As adults we can become intensely irritated, angered, maddened, enraged, provoked and infuriated. In other words you find yourselves being ‘exasperated’. As parents we’re capable of provoking the same feelings in our children. However since their brains are still developing, the long-term impact of constantly exasperating them has severe negative relational and behavioral consequences. God in His wisdom warns parents to guard themselves from exasperating their children.
“Children, obey your parents in the Lord, for this is right. 2 “Honor your father and mother”—which is the first commandment with a promise— 3 “so that it may go well with you and that you may enjoy long life on the earth.” Ephesians 6:1-3 NIV
Before we bang this scripture verse over our children’s head and demand that they obey us, let’s not forget the fourth verse in this passage.
“4 Fathers, do not exasperate your children; instead, bring them up in the training and instruction of the Lord.”
In this verse the spotlight turns directly to parents.
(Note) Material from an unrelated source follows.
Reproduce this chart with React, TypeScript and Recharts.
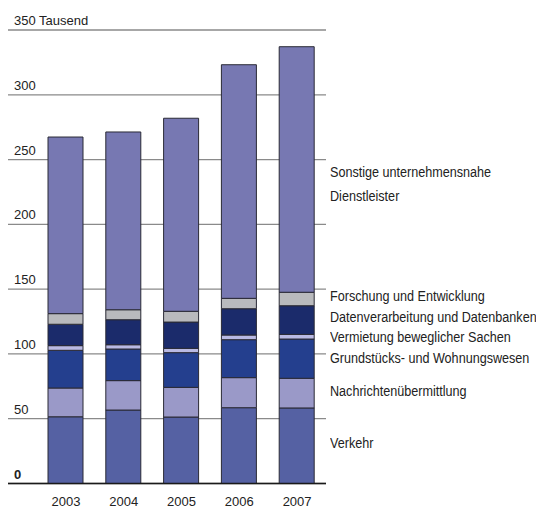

This verse makes it pretty clear that God holds parents responsible for how we use our authority. We all want to be good parents - but sometimes, in wanting to do the right thing for our children - we end up doing it the wrong way because of how we approach it. And when we do the right thing the wrong way we exasperate our children. Colossians 3:21 talks about the cost of exasperating our children:
"Fathers, do not exasperate your children, so that they will not lose heart.”
Wow! The last thing we want to see happen is for our children to lose heart. When they do, we lose one of the most important battles in our lives– the battle for our child’s heart.
It’s clear parental authority comes with responsibility and accountability. First, we must model what it is to live under God’s authority so children see the benefits of living under God’s given structure and avoiding sin. Second, we must understand that the ultimate goal of teaching our children to walk in obedience under us, is to allow them to experience first hand the goodness of walking and respecting God’s authority. The fruit is a promise - that we will live a long and blessed life.
What would it look like to exasperate your children? How can you avoid doing so?
- Abusing your power to discipline - Biblical discipline is not punishment - it is course correction. It is modeling Christ in parenting - it is ‘training a child in the ways he should go’ according to scripture – all to protect and shape a child’s heart. Pray before reacting.
- High expectations without understanding your child’s natural gifts, talents, learning style and unique personality traits – slow down, read and educate yourself on what is going on in your child’s natural stage of development.
- Disciplining them without warning them (no matter what the age) – give grace the first time you see your child do something that is harmful. Take time to explain future consequence of repeating the same action.
- Constantly administrating harsh discipline – harsh discipline hardens the heart towards you and God. If you’re not observing any change in your child’s behavior patterns, try administrating a different discipline.
- When the time doesn’t match the crime.
- Playing favoritism – We are born to receive our parents’ approval and favor. Favoritism makes children develop behavior patterns that are attention seeking rather than character building.
- Withdrawing affection, especially after disciplining your children – it’s kindness and love that provides a place for children to safely turn their back on behaviors that are harmful in their life. Make it a habit to hug your child, or playing with them when you’re done disciplining them.
- When your yes is not a yes and your no is not a no – talk about confusing! Children thrive under consistent as well as predictable guidelines.
- When you don’t apologize – If you want to raise a child after God’s own heart, model asking for forgiveness. It’s the key to all healthy relationships.
- Over-protecting them – one of the goals of parenting is to teach them to gain independence as you earn their trust. Over protecting as well as micro-managing them kills their confidence and lowers their self-esteem. Let them learn the hard way - don’t bail them out of situations.
- Not keeping a promise – use your ‘promises’ wisely. A broken promise leaves long-term scars on a child’s heart and mind. In spite of the fact that we continue to break our heavenly Father’s heart, he has never broken His promises towards us. Children internalize broken promises as loss of love, attention and value.
- Embarrassing them in private and in public – it’s a gateway to feelings of shame.
- Model hypocrisy- Hypocrisy leads to disrespect and loss of credibility. Get in a habit of admitting your failure to meet expectations.
- Not listening to them –Teach them how to respectfully share their feelings with you. Listen, be slow to react!
Treating them as your friends rather than your children. This is especially true in case of marital conflict. Children are not designed to parent their parents. Role reversal shortens their emotional development and leads to unhealthy future relationships.